In an interview with reporters, Department of Foreign Affairs (DFA) Assistant Secretary for the Office of American Affairs Carlos Sorreta said that Foreign Affairs Secretary Albert Del Rosario briefed the visiting congressmen on the country’s latest actions regarding the issue and that the congressmen were “very supportive of it.”

“The members of the US congress expressed their very strong support for our efforts to resolve the situation there in a peaceful manner and in accordance with the UN Convention on the Law of the Sea (Unclos),” Sorreta said.

“There were some discussions on the details of our actions and they were very interested in the merits of our argument, they’re very supportive of it,” Sorreta added.

The US congressional delegation (Codel), led by newly selected chairman of the US House committee on foreign affairs Congressman Edward Royce, had a meeting with Del Rosario, Sorreta, Environment Secretary Ramon Paje, Justice Secretary Leila de Lima, Energy Secretary Carlos Jericho Petilla, Undersecretary for Policy Erlinda Basilio and other Philippine officials at the DFA main office Tuesday morning. The delegation was in the country for a three-day visit.

The DFA had earlier said that high on the agenda for the meeting were discussions on the countries’ bilateral relations, defense and trade and investment cooperation, as well as regional security issues.

Sorreta told reporters that the US Codel would be heading to Beijing after the Manila stop.

Asked whether the US congressmen would be discussing the Philippines’ latest moves with the Chinese officials, Sorreta said that he could not speak on behalf of the congressmen but that based on his own understanding of the talks that transpired, the issue on the disputes would be discussed.

“But we conveyed to them our determination to see this case through and they have said that they support it,” Sorreta said.

“It is our hope that they will discuss it with the Chinese when they go to Beijing,” he added.

Sorreta emphasized that the country welcomes moral and political support on its arbitration case against China but that it should proceed on its own merits.

“The case should proceed on its own merits……we don’t expect nor do we wish that politics enter into it,” he said.

“We believe very strongly in the merits of the case and that it will proceed on that basis….We welcome the moral support, and in a way political support, but with or without that our case would proceed,” he said.

The US delegation includes Ranking Member Eliot Engel, Congressman Gregory Meeks, Congressman Vern Buchanan, Congressman Matthew James “Matt” Salmon, and Congressman Thomas Anthony “Tom” Marino.

In a separate briefing for reporters, DFA spokesperson Assistant Secretary Raul Hernandez also noted that the discussions involved “the continuing commitment of the US in providing support for our building of our minimum credible defense posture” to protect its territorial waters.

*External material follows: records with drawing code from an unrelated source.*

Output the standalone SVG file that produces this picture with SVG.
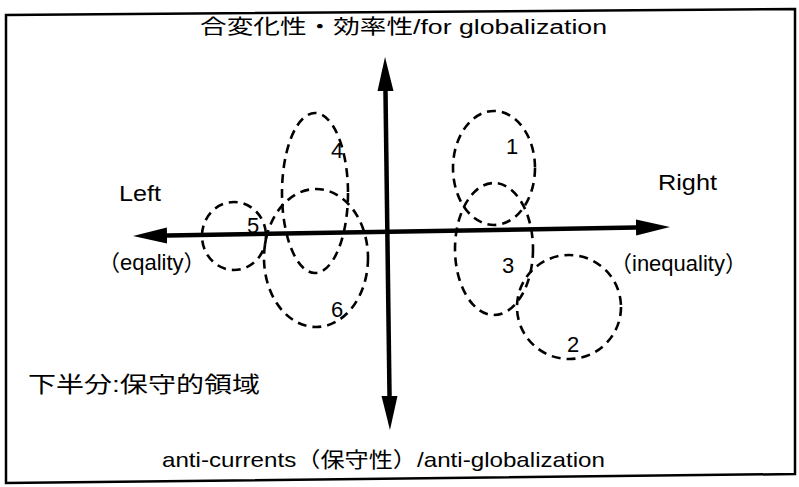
<svg xmlns="http://www.w3.org/2000/svg" width="799" height="487" viewBox="0 0 799 487">
<style>
  text { font-family: "Liberation Sans", "Noto Sans CJK JP", sans-serif; fill: #000; }
  .lbl { font-size: 22px; }
  .num { font-size: 22px; text-anchor: middle; }
  .zone { fill: none; stroke: #000; stroke-width: 2.6; stroke-dasharray: 9 6; }
  .axis { fill: none; stroke: #000; stroke-width: 4.5; }
  .frame { fill: #fff; stroke: #000; stroke-width: 2.5; }
</style>
<defs>
  <marker id="arr" markerUnits="userSpaceOnUse" markerWidth="36" markerHeight="18" refX="14" refY="8" orient="auto-start-reverse" viewBox="0 0 36 16">
    <path d="M0,0 L34,8 L0,16 z" fill="#000"/>
  </marker>
</defs>
<rect width="799" height="487" fill="#fff"/>
<polygon class="frame" points="6,15 795,9 795,474 6,483"/>

<g id="axes">
  <line class="axis" x1="153" y1="235.7" x2="650" y2="227.3" marker-start="url(#arr)" marker-end="url(#arr)"/>
  <line class="axis" x1="385.3" y1="77" x2="389.7" y2="410" marker-start="url(#arr)" marker-end="url(#arr)"/>
</g>

<g id="labels">
  <text x="200" y="34" font-size="20" textLength="407" lengthAdjust="spacingAndGlyphs">合変化性・効率性/for globalization</text>
  <text class="lbl" x="119" y="201" textLength="42" lengthAdjust="spacingAndGlyphs">Left</text>
  <text class="lbl" x="98" y="270">（eqality）</text>
  <text class="lbl" x="658" y="190" textLength="59" lengthAdjust="spacingAndGlyphs">Right</text>
  <text class="lbl" x="610" y="271">（inequality）</text>
  <text x="28" y="392" font-size="22" textLength="232" lengthAdjust="spacingAndGlyphs">下半分:保守的領域</text>
  <text x="162" y="467" font-size="21" textLength="443" lengthAdjust="spacingAndGlyphs">anti-currents（保守性）/anti-globalization</text>
</g>

<g id="zone1">
  <ellipse class="zone" cx="494" cy="168" rx="41" ry="57"/>
  <text class="num" x="512" y="154">1</text>
</g>
<g id="zone2">
  <ellipse class="zone" cx="569" cy="307" rx="52" ry="52"/>
  <text class="num" x="573" y="352">2</text>
</g>
<g id="zone3">
  <ellipse class="zone" cx="494" cy="249" rx="39" ry="66"/>
  <text class="num" x="508" y="273">3</text>
</g>
<g id="zone4">
  <ellipse class="zone" cx="315" cy="193" rx="33" ry="80"/>
  <text class="num" x="337" y="158">4</text>
</g>
<g id="zone5">
  <ellipse class="zone" cx="234" cy="236" rx="32" ry="34"/>
  <text class="num" x="253" y="233">5</text>
</g>
<g id="zone6">
  <ellipse class="zone" cx="316" cy="258" rx="52" ry="69"/>
  <text class="num" x="337" y="317">6</text>
</g>
</svg>
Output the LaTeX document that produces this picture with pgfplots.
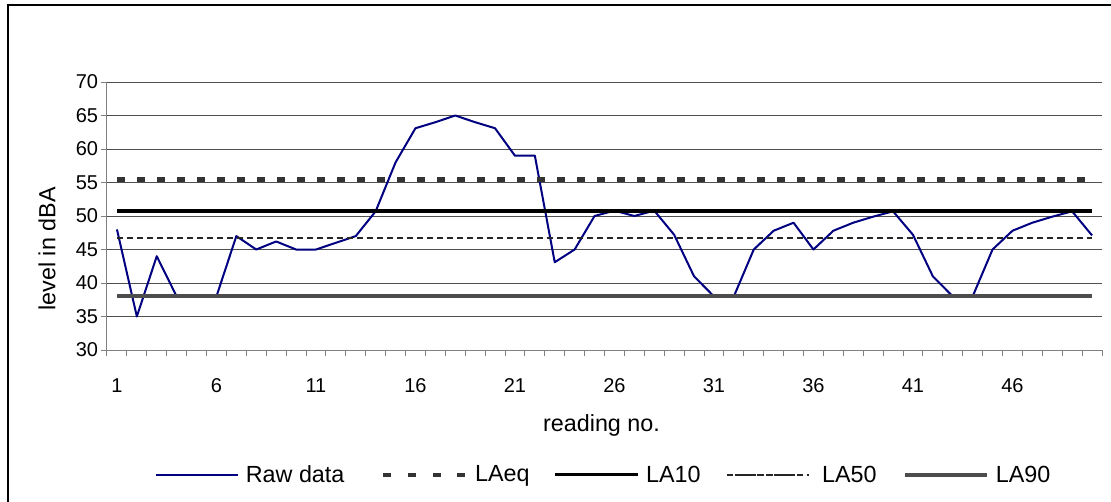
\documentclass[border=0pt]{standalone}
\usepackage{fontspec}
\setmainfont{Liberation Sans}
\usepackage{pgfplots}
\pgfplotsset{compat=1.18}
\definecolor{rawblue}{RGB}{0,0,128}
\definecolor{eqgray}{RGB}{51,51,51}
\definecolor{ninetygray}{RGB}{77,77,77}
\definecolor{gridc}{RGB}{80,80,80}
\definecolor{axc}{RGB}{128,128,128}
\pgfplotstableread{
x y
1 48
2 35
3 44
4 38
5 38
6 38
7 47
8 45
9 46.2
10 45
11 45
12 46
13 47
14 50.7
15 58
16 63.1
17 64
18 65
19 64
20 63.1
21 59
22 59
23 43.1
24 45
25 50
26 50.8
27 50
28 50.8
29 47.2
30 41
31 38
32 38
33 45
34 47.8
35 49
36 45
37 47.8
38 49
39 49.9
40 50.7
41 47.2
42 41
43 38
44 38
45 45
46 47.8
47 49
48 49.9
49 50.7
50 47.1
}\rawdata
\begin{document}
\begin{tikzpicture}[x=0.75pt,y=0.75pt]
\useasboundingbox (0,0) rectangle (1111,501);
\draw[black, line width=0.8pt] (8,496) rectangle (1130,-20);
\begin{axis}[
  at={(80.25pt,113.25pt)}, anchor=south west,
  scale only axis, width=746.25pt, height=201pt,
  xmin=0.5, xmax=50.5, ymin=30, ymax=70,
  axis lines*=left,
  axis line style={draw=axc, line width=0.75pt, -},
  tick align=outside,
  ytick={30,35,...,70},
  ymajorgrids=true,
  grid style={draw=gridc, line width=0.75pt},
  xtick={1,6,...,46},
  major x tick style={draw=none},
  minor xtick={0.5,1.5,...,50.5},
  minor tick length=4.5pt,
  major tick length=4.5pt,
  tick style={draw=axc, line width=0.75pt},
  /pgf/number format/assume math mode=true,
  ticklabel style={font=\fontsize{15}{17}\selectfont},
  xticklabel style={inner sep=0pt, anchor=north, yshift=-17pt},
  yticklabel style={inner sep=0pt, anchor=east, xshift=-2pt},
  xlabel={reading no.},
  ylabel={level in dBA},
  label style={font=\fontsize{17.5}{20}\selectfont},
  xlabel style={at={(axis description cs:0.497,-0.28)}, anchor=center, inner sep=0pt},
  ylabel style={at={(axis description cs:-0.0603,0.377)}, anchor=center, inner sep=0pt},
  legend style={at={(0.5,-0.466)}, anchor=center, draw=none, fill=none,
    legend columns=5, font=\fontsize{17.5}{20}\selectfont,
    /tikz/column 1/.style={column sep=2pt},
    /tikz/column 2/.style={column sep=24.5pt},
    /tikz/column 3/.style={column sep=2pt},
    /tikz/column 4/.style={column sep=15pt},
    /tikz/column 5/.style={column sep=2pt},
    /tikz/column 6/.style={column sep=16pt},
    /tikz/column 7/.style={column sep=6pt},
    /tikz/column 8/.style={column sep=16.5pt},
    /tikz/column 9/.style={column sep=2pt},
    nodes={inner sep=3pt}},
  legend image code/.code={\draw[#1] (0pt,0pt) -- (62pt,0pt);},
  clip=false,
]
\addplot[rawblue, line width=1.5pt, line join=round] table[x=x,y=y]{\rawdata};
\addlegendentry{Raw data}
\addplot[eqgray, line width=3.5pt, dash pattern=on 6pt off 9pt,
  legend image code/.code={\draw[eqgray, line width=3.5pt, dash pattern=on 6pt off 12.5pt] (0pt,0pt) -- (62pt,0pt);}]
  coordinates {(1,55.4) (50,55.4)};
\addlegendentry{LAeq}
\addplot[black, line width=2.4pt] coordinates {(1,50.75) (50,50.75)};
\addlegendentry{LA10}
\addplot[black!85, line width=1.1pt, dash pattern=on 4.5pt off 3pt,
  legend image code/.code={\path (0pt,0pt) -- (62pt,0pt);
    \draw[black!85, line width=1.1pt, dash pattern=on 3.9pt off 2pt] (6pt,0pt) -- (58pt,0pt);}]
  coordinates {(1,46.75) (50,46.75)};
\addlegendentry{LA50}
\addplot[ninetygray, line width=3pt] coordinates {(1,38) (50,38)};
\addlegendentry{LA90}
\end{axis}
\end{tikzpicture}
\end{document}
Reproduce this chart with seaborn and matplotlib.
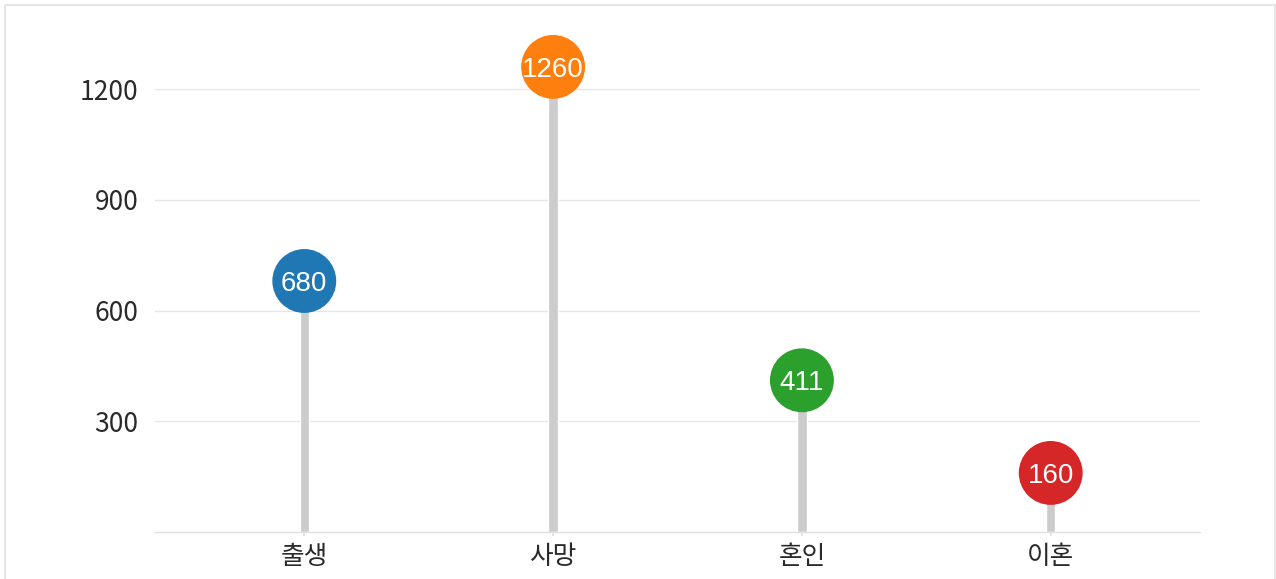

He added that “possible energy investments in the Philippines were also discussed.”

The visit of the US congressmen came after the Philippines had earlier announced that it had decided to challenge China’s nine-dash claim to nearly all of the South of China Sea before an arbitral tribunal under the Unclos, saying that the “excessive claims violate international law.”

China had not made an announcement on whether it would participate in the arbitral proceedings, but maintained its position that it has “indisputable sovereignty” over the area.

The Philippines, Brunei, Malaysia, Vietnam and Taiwan have contending claims over parts of the sea.

Meanwhile, asked whether discussions involved the issue on a US Navy minesweeper that ran aground on the Tubbataha Reefs, Sorreta said that there were no such discussions.

Sorreta however pointed out that the US lawmakers recognized the “leadership of the Philippines in terms of protecting the environment, particularly the marine environment.”